In the mid '80s Wiley's part-time job was donning scuba gear and feeding the fish in a 135,000-gallon aquarium featured at a disco in suburban New Orleans named Sharkey's Reef. The tank contained assorted Gulf fish and a six-foot sand tiger shark. Every time Wiley entered the tank, the resident DJ made it a point to play Hall & Oates's "Maneater." And we'd all turn in midboogie, point at the tank and sing-along, Whoa-a here she comes ... watch out boy, she'll chew you up! as the sand tiger swaggered by, yards away, with that menacing, tooth-bristling grin and those cruel, hooded cat-eyes. Wiley always raised his arms and shook his head in mock fright as he passed. Great fun, this Sharkey's Reef.
And you guessed it. One night Wiley got chewed up in full view of the boogie-ers. But Wiley wasn't "watching out" like Hall, Oates, and we all advised. The toothy brute blind-sided him as he fed the sheepshead. Then dragged him around the tank in a billowing red cloud, shaking his head
, jerking Wiley around like a dummy. The girls stopped in mid-spin, tottered on their heels and shrieked in horror. The guys whooped and cackled (tequila shot night) our collars flapping like kites. Yep, we finally got what we came for. They should have charged a cover charge that night. Wiley required a hundred stitches.
So what happens when you're attached to a sand tiger five times that size, in a much fouler mood and in the visibility equivalent of nighttime in the boonies?
"You hang on," according to five-foot-seven-inch Stan Smith.

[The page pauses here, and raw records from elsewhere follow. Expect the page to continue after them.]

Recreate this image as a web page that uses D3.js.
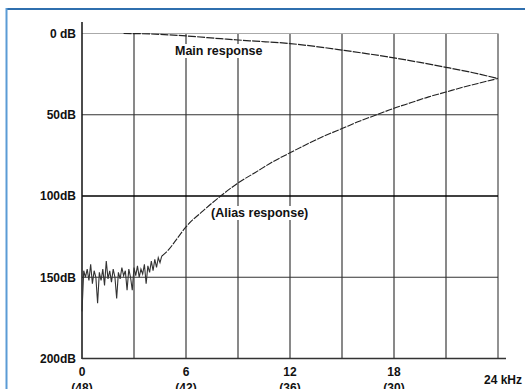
<!DOCTYPE html>
<html>
<head>
<meta charset="utf-8">
<script src="https://cdn.jsdelivr.net/npm/d3@7"></script>
<style>
  html, body { margin: 0; padding: 0; background: #fff; }
  svg { display: block; }
  text { font-family: "Liberation Sans", Arial, sans-serif; font-weight: bold; fill: #111; }
</style>
</head>
<body>
<svg id="chart" width="525" height="389"></svg>
<script>
// ---- data ----
const xTicks = [0, 6, 12, 18];
const xTickSub = ["(48)", "(42)", "(36)", "(30)"];
const xEndLabel = "24 kHz";
const yTicks = [0, 50, 100, 150, 200];
const yTickLabels = ["0 dB", "50dB", "100dB", "150dB", "200dB"];
const gridX = [3, 6, 9, 12, 15, 18, 21, 24];

// main response (kHz, dB attenuation)
const mainFreq = [2.4, 4, 6, 8, 9, 10, 12, 13.5, 15, 16.5, 18, 19.5, 21, 22.5, 24];
const mainDb   = [0, 0.3, 1.5, 3.2, 4, 4.7, 6.2, 8, 10.2, 12.5, 15, 17.8, 20.8, 24, 27.7];

// alias response noise floor, 0..4.6 kHz every 0.1 kHz
const noiseStart = 0, noiseStep = 0.1;
const noiseDb = [171, 146, 150, 145, 152, 142, 154, 146, 150, 166,
                 147, 152, 145, 155, 140, 151, 146, 153, 145, 150,
                 163, 147, 151, 144, 149, 146, 158, 145, 150, 158,
                 144, 149, 143, 150, 145, 148, 142, 154, 143, 147,
                 140, 146, 139, 144, 138, 141, 137];

// alias response smooth part
const aliasFreq = [4.6, 5, 5.5, 6, 7, 8, 9, 10, 11, 12, 13, 14, 15, 16, 17, 18, 19, 20, 21, 22, 23, 24];
const aliasDb   = [137, 133, 126, 119, 109, 100, 92, 85.5, 79, 73.4, 68, 63, 58.5, 54, 50, 46, 42.5, 39, 36, 33, 30.3, 27.7];

const mainLabel = "Main response";
const aliasLabel = "(Alias response)";

// ---- drawing ----
const svg = d3.select("#chart");
const x = d3.scaleLinear().domain([0, 24]).range([82, 498]);
const y = d3.scaleLinear().domain([0, 200]).range([33.5, 358.5]);

// frame
svg.append("line").attr("x1", 6).attr("x2", 525).attr("y1", 9).attr("y2", 9)
  .attr("stroke", "#2f6fae").attr("stroke-width", 2);
svg.append("line").attr("x1", 6.5).attr("x2", 6.5).attr("y1", 8).attr("y2", 389)
  .attr("stroke", "#5b9bd5").attr("stroke-width", 2);

// vertical grid
svg.append("g").selectAll("line").data(gridX).join("line")
  .attr("x1", d => x(d)).attr("x2", d => x(d))
  .attr("y1", y(0)).attr("y2", y(200))
  .attr("stroke", d => d === 24 ? "#777" : "#4a4a4a")
  .attr("stroke-width", d => d === 24 ? 1.6 : 1.3);

// horizontal grid
svg.append("g").selectAll("line").data(yTicks.slice(0, 4)).join("line")
  .attr("x1", x(0)).attr("x2", x(24))
  .attr("y1", d => y(d)).attr("y2", d => y(d))
  .attr("stroke", d => d === 0 ? "#aaa" : (d === 100 ? "#000" : "#333"))
  .attr("stroke-width", d => d === 100 ? 1.6 : 1.1);

// axes
svg.append("line").attr("x1", x(0)).attr("x2", x(0)).attr("y1", 22).attr("y2", y(200) + 0.5)
  .attr("stroke", "#111").attr("stroke-width", 1.5);
svg.append("line").attr("x1", x(0)).attr("x2", 506).attr("y1", y(200)).attr("y2", y(200))
  .attr("stroke", "#333").attr("stroke-width", 1.5);

// y labels
svg.append("g").selectAll("text").data(yTicks).join("text")
  .attr("x", 76).attr("y", d => y(d)).attr("dy", "0.36em")
  .attr("text-anchor", "end").attr("font-size", 12).text((d, i) => yTickLabels[i]);

// x labels
svg.append("g").selectAll("text").data(xTicks).join("text")
  .attr("x", d => x(d)).attr("y", 376).attr("text-anchor", "middle")
  .attr("font-size", 12).text(d => d);
svg.append("g").selectAll("text").data(xTicks).join("text")
  .attr("x", d => x(d)).attr("y", 392).attr("text-anchor", "middle")
  .attr("font-size", 12).text((d, i) => xTickSub[i]);
svg.append("text").attr("x", 503).attr("y", 384).attr("text-anchor", "middle")
  .attr("font-size", 12).text(xEndLabel);

// curves
const mainPts = mainFreq.map((f, i) => [f, mainDb[i]]);
const noisePts = noiseDb.map((v, i) => [noiseStart + i * noiseStep, v]);
const aliasPts = aliasFreq.map((f, i) => [f, aliasDb[i]]);

svg.append("path").attr("d", d3.line().x(d => x(d[0])).y(d => y(d[1])).curve(d3.curveMonotoneX)(mainPts))
  .attr("fill", "none").attr("stroke", "#222").attr("stroke-width", 1.2)
  .attr("stroke-dasharray", "8,1.2");
svg.append("path").attr("d", d3.line().x(d => x(d[0])).y(d => y(d[1]))(noisePts))
  .attr("fill", "none").attr("stroke", "#333").attr("stroke-width", 1.1);
svg.append("path").attr("d", d3.line().x(d => x(d[0])).y(d => y(d[1])).curve(d3.curveMonotoneX)(aliasPts))
  .attr("fill", "none").attr("stroke", "#222").attr("stroke-width", 1.1)
  .attr("stroke-dasharray", "7,1.2");

// labels with white background
function label(txt, xPos, yPos) {
  const g = svg.append("g");
  const r = g.append("rect").attr("fill", "#fff");
  const t = g.append("text").attr("x", xPos).attr("y", yPos).attr("font-size", 12.5).text(txt);
  const b = t.node().getBBox();
  r.attr("x", b.x - 1).attr("y", b.y).attr("width", b.width + 2).attr("height", b.height);
}
label(mainLabel, 175, 55);
label(aliasLabel, 211, 217);
</script>
</body>
</html>
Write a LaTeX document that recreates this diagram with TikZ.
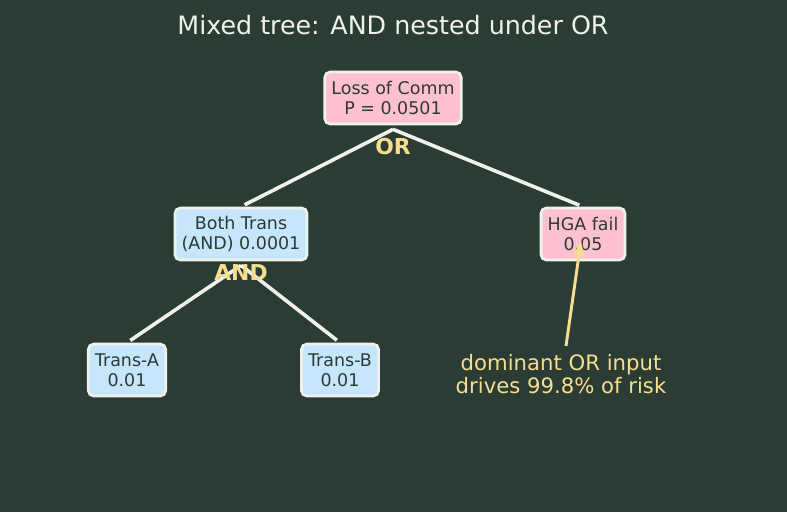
\documentclass[tikz,border=0pt]{standalone}
\usepackage{fontspec}
\setmainfont{DejaVu Sans}
\usetikzlibrary{arrows.meta}

\definecolor{bgdark}{HTML}{2B3C34}
\definecolor{edgewhite}{HTML}{EEF2EA}
\definecolor{orpink}{HTML}{FFC1CF}
\definecolor{andblue}{HTML}{C6E6FB}
\definecolor{gateyellow}{HTML}{F7DE8E}
\definecolor{boxtext}{HTML}{2B3A36}

\begin{document}
\begin{tikzpicture}[x=0.75pt, y=-0.75pt, >=Stealth,
	every event/.style={draw=edgewhite, line width=2pt, rounded corners=4pt,
		minimum height=39pt, inner xsep=5pt, align=center, text=boxtext,
		font=\fontsize{13.1}{15}\selectfont},
	event or/.style={every event, fill=orpink},
	event and/.style={every event, fill=andblue},
	branch/.style={draw=edgewhite, line width=2.7pt, shorten >=3pt},
	gate/.style={text=gateyellow, font=\fontsize{16.4}{19}\selectfont\bfseries}]

% background and frame
\fill[bgdark] (0,0) rectangle (787,512);
\useasboundingbox (0,0) rectangle (787,512);

\node[text=edgewhite, font=\fontsize{19}{23}\selectfont] (title) at (393,25) {Mixed tree: AND nested under OR};

% events
\node[event or] (top) at (393,98) {Loss of Comm\\P = 0.0501};
\node[event and] (both) at (241,234) {Both Trans\\(AND) 0.0001};
\node[event or] (hga) at (583,234) {HGA fail\\0.05};
\foreach \l/\x in {A/127, B/340}
	\node[event and] (trans-\l) at (\x,370) {Trans-\l\\0.01};

% branches, all meeting just under the parent box
\foreach \c in {both, hga}
	\draw[branch] (top.south) ++(0,4) -- (\c.north);
\foreach \l in {A, B}
	\draw[branch] (both.south) ++(0,4) -- (trans-\l.north);

% gate labels
\node[gate] (or-gate) at (393,147) {OR};
\node[gate] (and-gate) at (241,273) {AND};

% annotation
\node[text=gateyellow, align=center, font=\fontsize{15.9}{17}\selectfont] (note) at (561,374) {dominant OR input\\drives 99.8\% of risk};
\coordinate (note-tail) at (566,346);
\coordinate (note-tip) at (581,241);
\draw[->, gateyellow, line width=2.2pt] (note-tail) -- (note-tip);

\end{tikzpicture}
\end{document}
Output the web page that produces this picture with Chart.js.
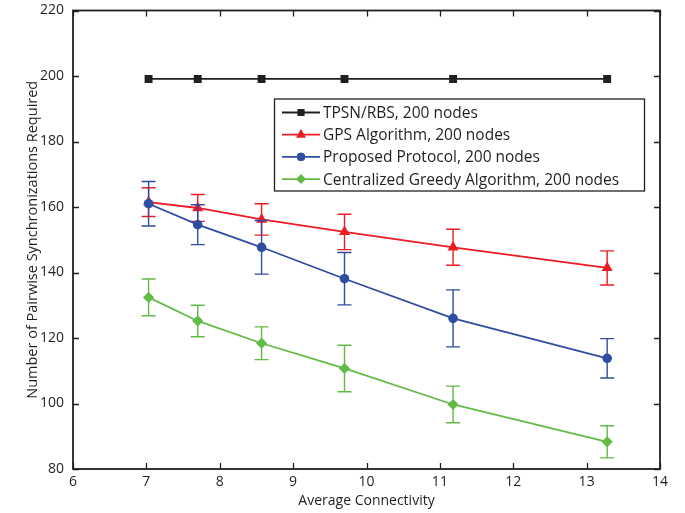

When speared, amberjack and cobia immediately aim for a beam to wrap the cable, and you in it, if not careful. Stan had shot his share of big fish. But he'd never gone for a ride like this. He was plowing through that murk like on an undersea boogie board pulled by a 500-horsepower outboard, holding on for dear life.
The possibilities were endless. Let the monster double back towards the rig, and Stan might be smashed into a barnacled piling-a piling he wouldn't see till it smacked him like a three-hundred pound linebacker. Let the shark continue on course and there's all that jagged pipe on the bottom around a platform. The shark could weave through it. Stan could not. He'd be in a human chipping mill. But the triggerfish would love it. Shredded Stan, julienned Stan-a feeding frenzy for sure.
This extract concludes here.